* [Provided entries]
------------------------------------
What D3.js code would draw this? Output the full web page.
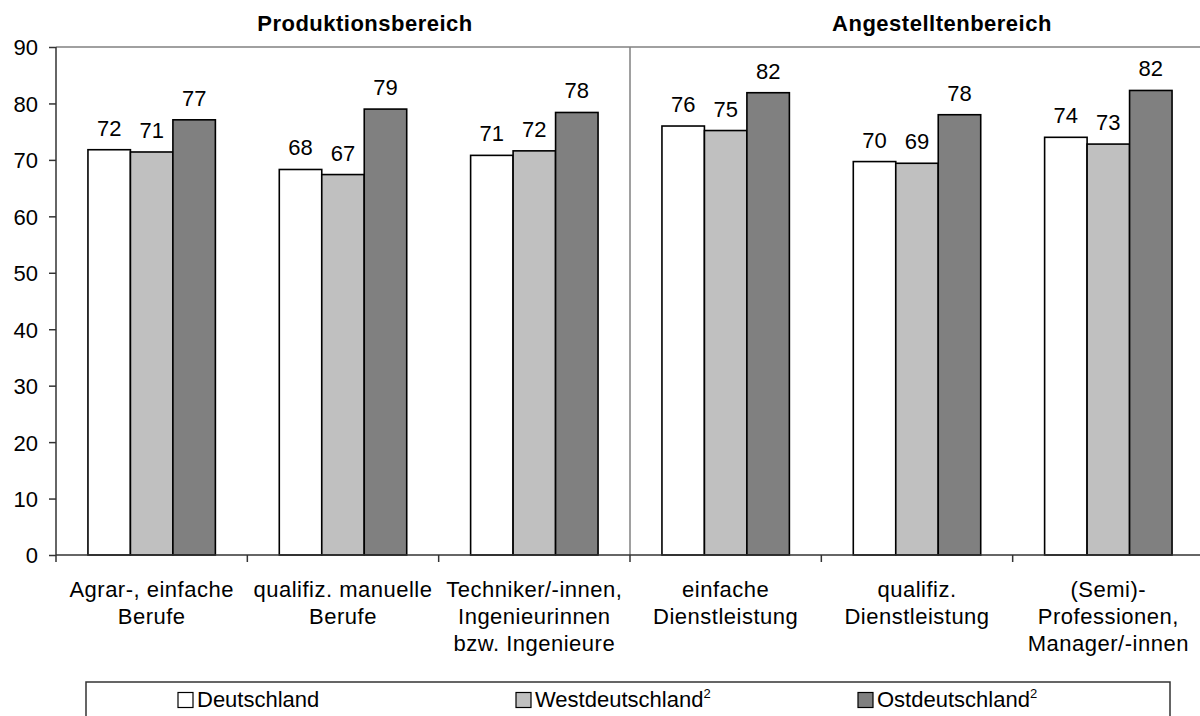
<!DOCTYPE html>
<html><head><meta charset="utf-8">
<script src="https://cdn.jsdelivr.net/npm/d3@7"></script>
<style>body{margin:0;background:#fff}svg{display:block}text{font-family:"Liberation Sans",Arial,sans-serif;fill:#000}</style>
</head><body><svg id="c" width="1200" height="716"></svg>
<script>
const categories = [
  ["Agrar-, einfache","Berufe"],
  ["qualifiz. manuelle","Berufe"],
  ["Techniker/-innen,","Ingenieurinnen","bzw. Ingenieure"],
  ["einfache","Dienstleistung"],
  ["qualifiz.","Dienstleistung"],
  ["(Semi)-","Professionen,","Manager/-innen"]
];
const seriesNames = ["Deutschland","Westdeutschland","Ostdeutschland"];
const seriesSup = ["","2","2"];
const seriesColors = ["#ffffff","#c0c0c0","#808080"];
const deutschland = [71.8, 68.3, 70.8, 76.0, 69.7, 74.0];
const westdeutschland = [71.4, 67.4, 71.6, 75.2, 69.4, 72.8];
const ostdeutschland = [77.1, 79.0, 78.4, 81.9, 78.0, 82.3];
const yTicks = [0,10,20,30,40,50,60,70,80,90];
const groups = [{name:"Produktionsbereich", cx:365}, {name:"Angestelltenbereich", cx:942}];

const series = [deutschland, westdeutschland, ostdeutschland];
const svg = d3.select("#c");
const x0 = 56, x1 = 1204, yTop = 47, yBot = 555;
const x = d3.scaleBand().domain(d3.range(categories.length)).range([x0, x1]).paddingInner(0).paddingOuter(0);
const y = d3.scaleLinear().domain([0, 90]).range([yBot, yTop]);
const barW = x.bandwidth() * 0.222;
const xs = d3.scaleBand().domain(d3.range(3)).range([0, barW*3]);
const off = (x.bandwidth() - barW*3)/2;

// top gridline
svg.append("line").attr("x1", x0).attr("x2", 1200).attr("y1", y(90)).attr("y2", y(90)).attr("stroke","#808080").attr("stroke-width",1.5);
// separator
svg.append("line").attr("x1", x(3)).attr("x2", x(3)).attr("y1", y(90)).attr("y2", yBot).attr("stroke","#808080").attr("stroke-width",1.5);

// bars
series.forEach((vals, si) => {
  svg.append("g").selectAll("rect").data(vals).join("rect")
    .attr("x", (d,i) => x(i) + off + xs(si))
    .attr("y", d => y(d))
    .attr("width", xs.bandwidth())
    .attr("height", d => yBot - y(d))
    .attr("fill", seriesColors[si]).attr("stroke","#000").attr("stroke-width",1.6);
  svg.append("g").selectAll("text").data(vals).join("text")
    .attr("x", (d,i) => x(i) + off + xs(si) + xs.bandwidth()/2)
    .attr("y", d => y(d) - 14)
    .attr("text-anchor","middle").attr("font-size", 22)
    .text(d => Math.round(d));
});

// y axis
const yAxis = d3.axisLeft(y).tickValues(yTicks).tickSize(7).tickPadding(11).tickSizeOuter(0);
const gy = svg.append("g").attr("transform", `translate(${x0},0)`).call(yAxis);
gy.select(".domain").attr("stroke","#333").attr("stroke-width",1.5).attr("d", `M0,${yTop}V${yBot+7}`);
gy.selectAll(".tick line").attr("stroke","#333").attr("stroke-width",1.5);
gy.selectAll(".tick text").attr("font-size",22).attr("font-family","Liberation Sans, Arial, sans-serif").attr("fill","#000").attr("dy","0.36em");

// x axis
svg.append("line").attr("x1", x0).attr("x2", 1200).attr("y1", yBot).attr("y2", yBot).attr("stroke","#333").attr("stroke-width",1.5);
svg.append("g").selectAll("line").data(d3.range(1, categories.length)).join("line")
  .attr("x1", i => x(i)).attr("x2", i => x(i)).attr("y1", yBot).attr("y2", yBot+7)
  .attr("stroke","#333").attr("stroke-width",1.5);
svg.append("g").selectAll("text").data(categories).join("text")
  .attr("text-anchor","middle").attr("font-size",22).attr("letter-spacing","0.5px")
  .each(function(lines, i){
    d3.select(this).selectAll("tspan").data(lines).join("tspan")
      .attr("x", x(i) + x.bandwidth()/2)
      .attr("y", (l, j) => 597 + j*27)
      .text(l => l);
  });

// group titles
svg.append("g").selectAll("text").data(groups).join("text")
  .attr("x", d => d.cx).attr("y", 31).attr("text-anchor","middle").attr("letter-spacing","0.5px")
  .attr("font-size",22).attr("font-weight","bold").text(d => d.name);

// legend
svg.append("rect").attr("x",86).attr("y",682).attr("width",1084).attr("height",60)
  .attr("fill","none").attr("stroke","#333").attr("stroke-width",1.5);
const legX = [178, 516, 858];
seriesNames.forEach((n, i) => {
  svg.append("rect").attr("x", legX[i]).attr("y", 692.5).attr("width", 15).attr("height", 15)
    .attr("fill", seriesColors[i]).attr("stroke","#000").attr("stroke-width",1.2);
  const t = svg.append("text").attr("x", legX[i]+19).attr("y", 707).attr("font-size",22);
  t.append("tspan").text(n);
  if (seriesSup[i]) t.append("tspan").attr("font-size",13).attr("dy",-9).text(seriesSup[i]);
});
</script></body></html>
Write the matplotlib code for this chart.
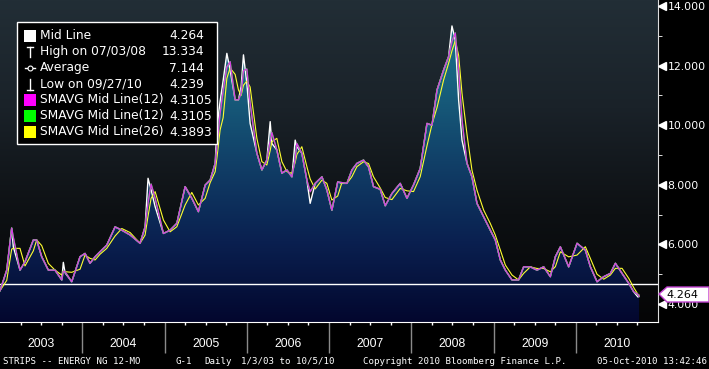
import numpy as np
import pandas as pd
import matplotlib
matplotlib.use("Agg")
import matplotlib.pyplot as plt
from matplotlib.colors import LinearSegmentedColormap
from matplotlib.patches import PathPatch, Rectangle, Polygon
from matplotlib.transforms import blended_transform_factory, ScaledTranslation

# mid line readings (decimal year, price) taken off the chart
years = [
    2003.000, 2003.082, 2003.142, 2003.162, 2003.243, 2003.304, 2003.405, 2003.446,
    2003.507, 2003.588, 2003.669, 2003.751, 2003.770, 2003.791, 2003.872, 2003.973,
    2004.034, 2004.095, 2004.156, 2004.217, 2004.298, 2004.399, 2004.481, 2004.582,
    2004.703, 2004.764, 2004.800, 2004.837, 2004.886, 2004.987, 2005.068, 2005.150,
    2005.251, 2005.332, 2005.412, 2005.494, 2005.555, 2005.616, 2005.640, 2005.676,
    2005.713, 2005.758, 2005.798, 2005.859, 2005.899, 2005.932, 2005.960, 2006.001,
    2006.041, 2006.123, 2006.184, 2006.244, 2006.285, 2006.305, 2006.366, 2006.427,
    2006.488, 2006.549, 2006.589, 2006.609, 2006.670, 2006.731, 2006.771, 2006.832,
    2006.914, 2006.974, 2007.035, 2007.106, 2007.157, 2007.218, 2007.279, 2007.339,
    2007.420, 2007.481, 2007.541, 2007.623, 2007.684, 2007.765, 2007.866, 2007.948,
    2008.028, 2008.109, 2008.191, 2008.252, 2008.313, 2008.393, 2008.454, 2008.495,
    2008.535, 2008.576, 2008.617, 2008.678, 2008.738, 2008.799, 2008.880, 2008.961,
    2009.022, 2009.083, 2009.144, 2009.225, 2009.305, 2009.366, 2009.448, 2009.529,
    2009.610, 2009.691, 2009.752, 2009.813, 2009.914, 2010.016, 2010.117, 2010.178,
    2010.259, 2010.340, 2010.421, 2010.482, 2010.563, 2010.644, 2010.705, 2010.756,
    2010.770,
]
mid = [
    4.45, 5.14, 6.55, 5.92, 5.14, 5.42, 6.15, 6.15,
    5.59, 5.14, 5.14, 4.81, 5.40, 5.05, 4.75, 5.59,
    5.70, 5.37, 5.59, 5.76, 5.98, 6.59, 6.48, 6.32,
    6.04, 6.59, 8.22, 7.83, 7.27, 6.37, 6.48, 6.71,
    7.94, 7.55, 7.10, 7.99, 8.16, 8.72, 10.00, 10.80,
    11.50, 12.41, 11.85, 10.85, 10.85, 11.30, 12.36, 11.41,
    10.06, 9.06, 8.50, 8.83, 10.12, 9.39, 9.17, 8.39,
    8.50, 8.27, 9.50, 9.28, 9.06, 8.16, 7.38, 8.05,
    8.27, 7.83, 7.15, 8.10, 8.05, 8.05, 8.50, 8.72,
    8.83, 8.60, 7.94, 7.85, 7.30, 7.71, 8.05, 7.55,
    8.00, 8.55, 10.06, 10.00, 11.18, 11.85, 12.30, 13.33,
    12.86, 10.85, 9.50, 8.72, 8.27, 7.38, 6.93, 6.48,
    6.15, 5.48, 5.14, 4.81, 4.81, 5.25, 5.25, 5.14,
    5.25, 4.92, 5.59, 5.92, 5.25, 6.04, 5.81, 5.25,
    4.75, 4.92, 5.03, 5.37, 5.03, 4.70, 4.41, 4.24,
    4.264,
]
ref_level = 4.66
last_value = "4.264"
legend_rows = ["Mid Line", "High on 07/03/08", "Average", "Low on 09/27/10",
               "SMAVG Mid Line(12)", "SMAVG Mid Line(12)", "SMAVG Mid Line(26)"]
legend_vals = ["4.264", "13.334", "7.144", "4.239", "4.3105", "4.3105", "4.3893"]
year_labels = [str(y) for y in range(2003, 2011)]
y_major = [4, 6, 8, 10, 12, 14]
y_minor = [5, 7, 9, 11, 13]

# moving averages on the mid line
t = pd.Timestamp("2003-01-01") + pd.to_timedelta((np.array(years) - 2003) * 365.25, unit="D")
s = pd.Series(mid, index=t)
sma12 = s.rolling("20D").mean().values
sma26 = s.rolling("40D").mean().values

W, H = 709, 369
fig = plt.figure(figsize=(W / 100, H / 100), dpi=100, facecolor="black")
ax = fig.add_axes([0, 1 - 322 / H, 658 / W, 322 / H])
ax.set_xlim(2003, 2011)
ax.set_ylim(3.4, 14.2)
ax.set_facecolor("black")

# background gradient
bg = LinearSegmentedColormap.from_list("bg", ["#050506", "#0d1013", "#1a2229", "#222e36"])
ax.imshow(np.linspace(0, 1, 256).reshape(-1, 1), cmap=bg, aspect="auto",
          extent=(2003, 2011, 3.4, 14.2), origin="lower", zorder=0)

# area fill with vertical gradient
fill = ax.fill_between(years, mid, 3.4, color="none", lw=0)
clip = PathPatch(fill.get_paths()[0], transform=ax.transData, fc="none", ec="none")
ax.add_patch(clip)
fg = LinearSegmentedColormap.from_list("fg", ["#03072e", "#0a2050", "#114068", "#18627f", "#1f7690"])
im = ax.imshow(np.linspace(0, 1, 256).reshape(-1, 1), cmap=fg, aspect="auto",
               extent=(2003, 2011, 3.4, 14.2), origin="lower", zorder=1)
im.set_clip_path(clip)

ax.axhline(ref_level, color="white", lw=1.0, zorder=2)
ax.plot(years, mid, color="white", lw=1.0, zorder=3)
ax.plot(years, sma26, color="#ffff30", lw=0.8, zorder=4)
ax.plot(years, sma12, color="#00ff00", lw=1.0, zorder=4)
ax.plot(years, sma12, color="#d83ee6", lw=1.0, zorder=5)

# axes styling
for side in ["top", "left"]:
    ax.spines[side].set_visible(False)
ax.spines["bottom"].set_color("white")
ax.spines["right"].set_color("#dddddd")
ax.yaxis.tick_right()
ax.set_yticks(y_major)
ax.set_yticks(y_minor, minor=True)
ax.set_yticklabels([f"{v:.3f}" for v in y_major])
ax.tick_params(axis="y", which="major", length=0, pad=7, labelcolor="white", labelsize=7.8)
ax.tick_params(axis="y", which="minor", length=3, color="white", direction="out")
trans = blended_transform_factory(ax.transAxes, ax.transData) + ScaledTranslation(0.04, 0, fig.dpi_scale_trans)
ax.plot([1] * len(y_major), y_major, ls="none", marker="<", ms=6, color="white",
        transform=trans, clip_on=False, zorder=6)

ax.set_xticks(range(2004, 2011))
ax.set_xticks([y + q / 4 for y in range(2003, 2011) for q in (1, 2, 3)], minor=True)
ax.set_xticklabels([])
ax.tick_params(axis="x", which="major", length=22, width=1, color="#8a8a8a", direction="out")
ax.tick_params(axis="x", which="minor", length=2.5, width=1, color="white", direction="out")
xt = blended_transform_factory(ax.transData, fig.transFigure)
for i, lab in enumerate(year_labels):
    ax.text(2003.5 + i, 1 - 344 / H, lab, transform=xt, color="white", fontsize=8.8,
            family="Liberation Sans", ha="center", va="center")

# overlay in pixel units for legend and captions
ov = fig.add_axes([0, 0, 1, 1], facecolor="none")
ov.set_xlim(0, W)
ov.set_ylim(H, 0)
ov.axis("off")

ov.add_patch(Rectangle((17.3, 21.7), 200, 122.3, fc="black", ec="white", lw=1))
row_y = [35.7, 51.7, 68.0, 84.0, 100.0, 116.0, 132.0]
for i, (lab, val) in enumerate(zip(legend_rows, legend_vals)):
    y = row_y[i]
    ov.text(39.5, y, lab, color="white", fontsize=8.8, va="center", ha="left")
    xr = 204 if i < 4 else 211.7
    ov.text(xr, y, val, color="white", fontsize=8.8, va="center", ha="right")
ov.add_patch(Rectangle((24, 30), 11.5, 11.5, fc="white", ec="none"))
# high / average / low symbols
ov.plot([29.7, 29.7], [46.5, 57], color="white", lw=1)
ov.plot([26.5, 33], [46.5, 46.5], color="white", lw=1)
ov.plot([24.5, 35], [68, 68], color="white", lw=1)
ov.plot([29.7], [68], marker="o", ms=3.5, mfc="black", mec="white", mew=0.8)
ov.plot([29.7, 29.7], [78.5, 89.5], color="white", lw=1)
ov.plot([26.5, 33], [89.5, 89.5], color="white", lw=1)
for y, c in zip(row_y[4:], ["#ff00ff", "#00ff00", "#ffff00"]):
    ov.add_patch(Rectangle((24, y - 5.7), 11.5, 11.5, fc=c, ec="none"))

# last value tag
ov.add_patch(Polygon([(659, 294), (667, 287), (709, 287), (709, 302), (667, 302)],
                     closed=True, fc="white", ec="#c040d0", lw=1))
ov.text(666, 295, last_value, color="black", fontsize=8, va="center", ha="left")

# caption line
cap = dict(color="white", fontsize=6.6, family="DejaVu Sans Mono", va="center", ha="left")
ov.text(3, 361, "STRIPS -- ENERGY NG 12-MO", **cap)
ov.text(175, 361, "G-1", **cap)
ov.text(204, 361, "Daily", **cap)
ov.text(241, 361, "1/3/03 to 10/5/10", **cap)
ov.text(363, 361, "Copyright 2010 Bloomberg Finance L.P.", **cap)
ov.text(707, 361, "05-Oct-2010 13:42:46", **dict(cap, ha="right"))

fig.savefig("out.png", dpi=100, facecolor="black")
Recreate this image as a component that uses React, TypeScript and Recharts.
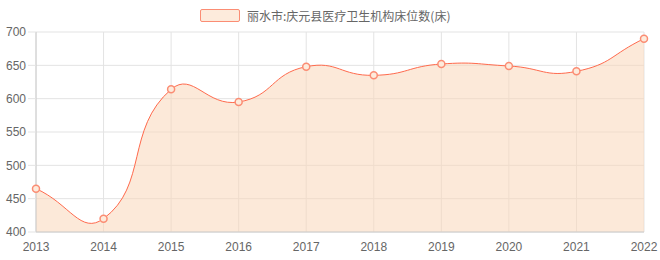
import { AreaChart, Area, XAxis, YAxis, CartesianGrid } from 'recharts';

const years = ['2013', '2014', '2015', '2016', '2017', '2018', '2019', '2020', '2021', '2022'];
const beds = [465, 420, 614, 595, 648, 635, 652, 649, 641, 690];
const yTicks = [400, 450, 500, 550, 600, 650, 700];
const seriesName = '丽水市:庆元县医疗卫生机构床位数(床)';

const data = years.map((year, i) => ({ year, value: beds[i] }));

const tickStyle = { fontSize: 12, fill: '#666', fontFamily: '"Liberation Sans", Arial, sans-serif' };

// bezier smoothing like the original chart (control points from neighbours, factor 0.5)
function smoothCurve(context: any) {
  let xs: number[] = [];
  let ys: number[] = [];
  let line = NaN;
  const s = 0.5;

  const controls = (k: number) => {
    const n = xs.length;
    const p = k > 0 ? k - 1 : k;
    const q = k < n - 1 ? k + 1 : k;
    const vx = xs[q] - xs[p];
    const vy = ys[q] - ys[p];
    const d0 = Math.hypot(xs[k] - xs[p], ys[k] - ys[p]);
    const d1 = Math.hypot(xs[q] - xs[k], ys[q] - ys[k]);
    const r = d0 + d1 === 0 ? 0.5 : d1 / (d0 + d1);
    return {
      outX: xs[k] + vx * s * r,
      outY: ys[k] + vy * s * r,
      inX: xs[k] - vx * s * (1 - r),
      inY: ys[k] - vy * s * (1 - r),
    };
  };

  return {
    areaStart() {
      line = 0;
    },
    areaEnd() {
      line = NaN;
    },
    lineStart() {
      xs = [];
      ys = [];
    },
    lineEnd() {
      const n = xs.length;
      if (n) {
        if (line) context.lineTo(xs[0], ys[0]);
        else context.moveTo(xs[0], ys[0]);
      }
      for (let i = 1; i < n; i++) {
        const a = controls(i - 1);
        const b = controls(i);
        context.bezierCurveTo(a.outX, a.outY, b.inX, b.inY, xs[i], ys[i]);
      }
      if (line || (line !== 0 && n === 1)) context.closePath();
      line = 1 - line;
    },
    point(x: number, y: number) {
      xs.push(+x);
      ys.push(+y);
    },
  };
}

export default function App() {
  return (
    <div style={{ position: 'absolute', left: 0, top: 0, width: 660, height: 260, background: '#fff' }}>
      <div
        style={{
          position: 'absolute',
          left: 200,
          top: 7,
          display: 'flex',
          alignItems: 'center',
          fontFamily: '"Noto Sans CJK SC", sans-serif',
          fontSize: 12,
          color: '#666',
          whiteSpace: 'nowrap',
        }}
      >
        <span
          style={{
            display: 'inline-block',
            width: 38,
            height: 11,
            background: '#fdebdc',
            border: '1.5px solid #fb8d74',
            borderRadius: 2,
            marginRight: 7,
          }}
        />
        <span>{seriesName}</span>
      </div>
      <AreaChart width={660} height={260} data={data} margin={{ top: 32, right: 16, left: 0, bottom: 0 }}>
        <CartesianGrid stroke="#e3e3e3" />
        <XAxis
          dataKey="year"
          height={28}
          tick={tickStyle}
          tickLine={false}
          tickSize={8}
          tickMargin={2}
          axisLine={{ stroke: '#ccc' }}
          interval={0}
        />
        <YAxis
          width={36}
          domain={[400, 700]}
          ticks={yTicks}
          tick={tickStyle}
          tickSize={8}
          tickMargin={2}
          tickLine={{ stroke: '#e3e3e3' }}
          axisLine={{ stroke: '#ccc' }}
          allowDataOverflow
        />
        <Area
          type={smoothCurve as any}
          dataKey="value"
          name={seriesName}
          stroke="#ff6a4d"
          strokeWidth={1}
          fill="rgb(250,215,185)"
          fillOpacity={0.55}
          dot={{ r: 3.5, stroke: '#fb8d74', strokeWidth: 1.5, fill: '#fdebdc', fillOpacity: 1 }}
          activeDot={false}
          isAnimationActive={false}
        />
      </AreaChart>
    </div>
  );
}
------------------------------------
In the records above, find each line with the word "matplotlib" and copy it.

Write the matplotlib code for this chart.
import matplotlib
matplotlib.use("Agg")
import matplotlib.pyplot as plt
from matplotlib.colors import LinearSegmentedColormap
from matplotlib.patches import PathPatch, Rectangle, Polygon
from matplotlib.transforms import blended_transform_factory, ScaledTranslation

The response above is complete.